■ Exercise aim ■
Below is some material; set it all down exactly, apart from the pictures.

>>>>>

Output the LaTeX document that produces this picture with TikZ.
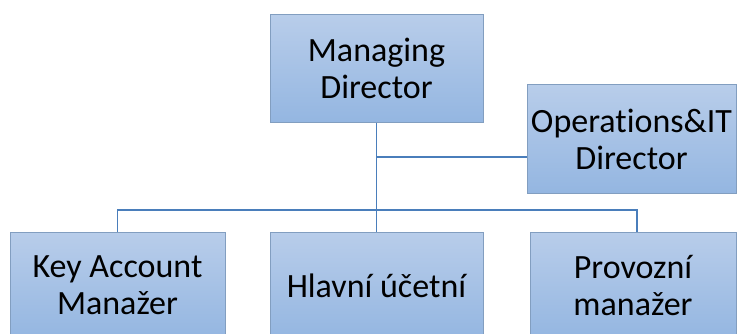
\documentclass[tikz,border=0pt]{standalone}
\usepackage{fontspec}
\setmainfont{Carlito}[Ligatures=NoCommon]
\definecolor{boxtop}{RGB}{184,205,234}
\definecolor{boxbot}{RGB}{148,182,225}
\definecolor{boxedge}{RGB}{130,158,192}
\definecolor{linkc}{RGB}{74,126,187}
\begin{document}
\begin{tikzpicture}[x=1pt,y=-1pt,
  box/.style={draw=boxedge, line width=1pt, top color=boxtop, bottom color=boxbot,
    align=center, inner sep=0pt, font=\fontsize{34}{37}\selectfont, text=black},
  link/.style={draw=linkc, line width=1.6pt}]
\useasboundingbox (0,0) rectangle (738,334);
\clip (0,0) rectangle (738,334);
\node[box, minimum width=213pt, minimum height=107pt] (md) at (376.5,68.5) {Managing\\Director};
\node[box, minimum width=209pt, minimum height=108pt] (ops) at (631.5,139) {Operat\kern0pt ions\&IT\\Director};
\node[box, minimum width=215pt, minimum height=107pt] (ka) at (117.5,285.5) {Key Account\\Manažer};
\node[box, minimum width=213pt, minimum height=107pt] (hl) at (376.5,285.5) {Hlavní účetní};
\node[box, minimum width=206pt, minimum height=107pt] (pm) at (633,285.5) {Provozní\\manažer};
\coordinate (j1) at (376.5,157);
\coordinate (bR) at (637,210);
\draw[link] (md.south) -- (hl.north);
\draw[link] (j1) -- (j1 -| ops.west);
\draw[link] (ka.north) |- (bR) -- (bR |- pm.north);
\end{tikzpicture}
\end{document}
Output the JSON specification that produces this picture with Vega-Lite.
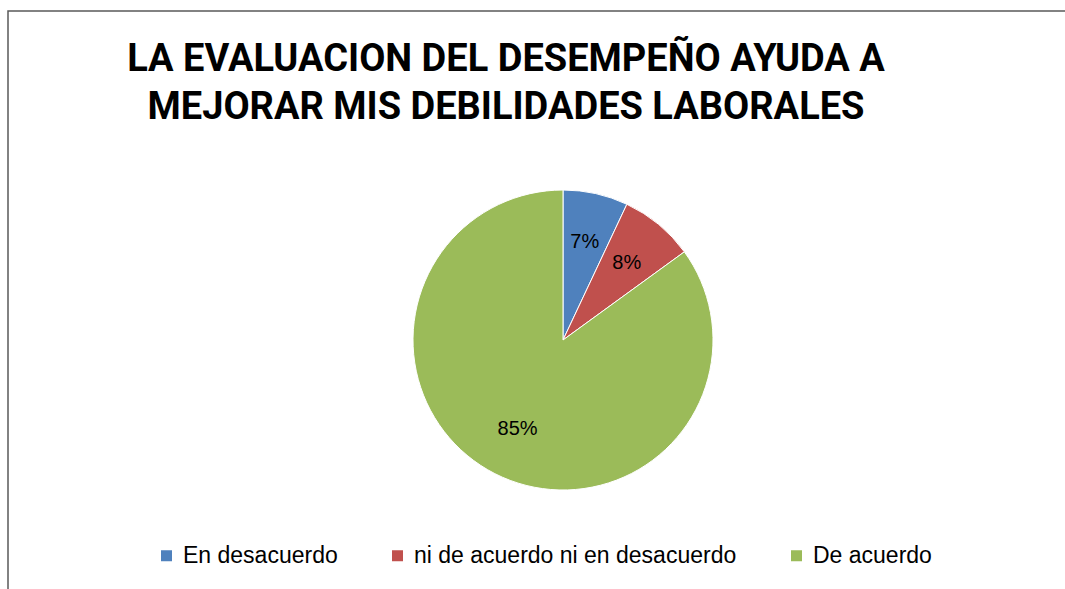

<<<<<

■ Answer for the task ■
Output the LaTeX document that produces this picture with TikZ.
\documentclass[tikz,border=0pt]{standalone}
\usepackage{fontspec}
\setmainfont{Carlito}[Ligatures=NoCommon]
\definecolor{boxtop}{RGB}{184,205,234}
\definecolor{boxbot}{RGB}{148,182,225}
\definecolor{boxedge}{RGB}{130,158,192}
\definecolor{linkc}{RGB}{74,126,187}
\begin{document}
\begin{tikzpicture}[x=1pt,y=-1pt,
  box/.style={draw=boxedge, line width=1pt, top color=boxtop, bottom color=boxbot,
    align=center, inner sep=0pt, font=\fontsize{34}{37}\selectfont, text=black},
  link/.style={draw=linkc, line width=1.6pt}]
\useasboundingbox (0,0) rectangle (738,334);
\clip (0,0) rectangle (738,334);
\node[box, minimum width=213pt, minimum height=107pt] (md) at (376.5,68.5) {Managing\\Director};
\node[box, minimum width=209pt, minimum height=108pt] (ops) at (631.5,139) {Operat\kern0pt ions\&IT\\Director};
\node[box, minimum width=215pt, minimum height=107pt] (ka) at (117.5,285.5) {Key Account\\Manažer};
\node[box, minimum width=213pt, minimum height=107pt] (hl) at (376.5,285.5) {Hlavní účetní};
\node[box, minimum width=206pt, minimum height=107pt] (pm) at (633,285.5) {Provozní\\manažer};
\coordinate (j1) at (376.5,157);
\coordinate (bR) at (637,210);
\draw[link] (md.south) -- (hl.north);
\draw[link] (j1) -- (j1 -| ops.west);
\draw[link] (ka.north) |- (bR) -- (bR |- pm.north);
\end{tikzpicture}
\end{document}
Output the JSON specification that produces this picture with Vega-Lite.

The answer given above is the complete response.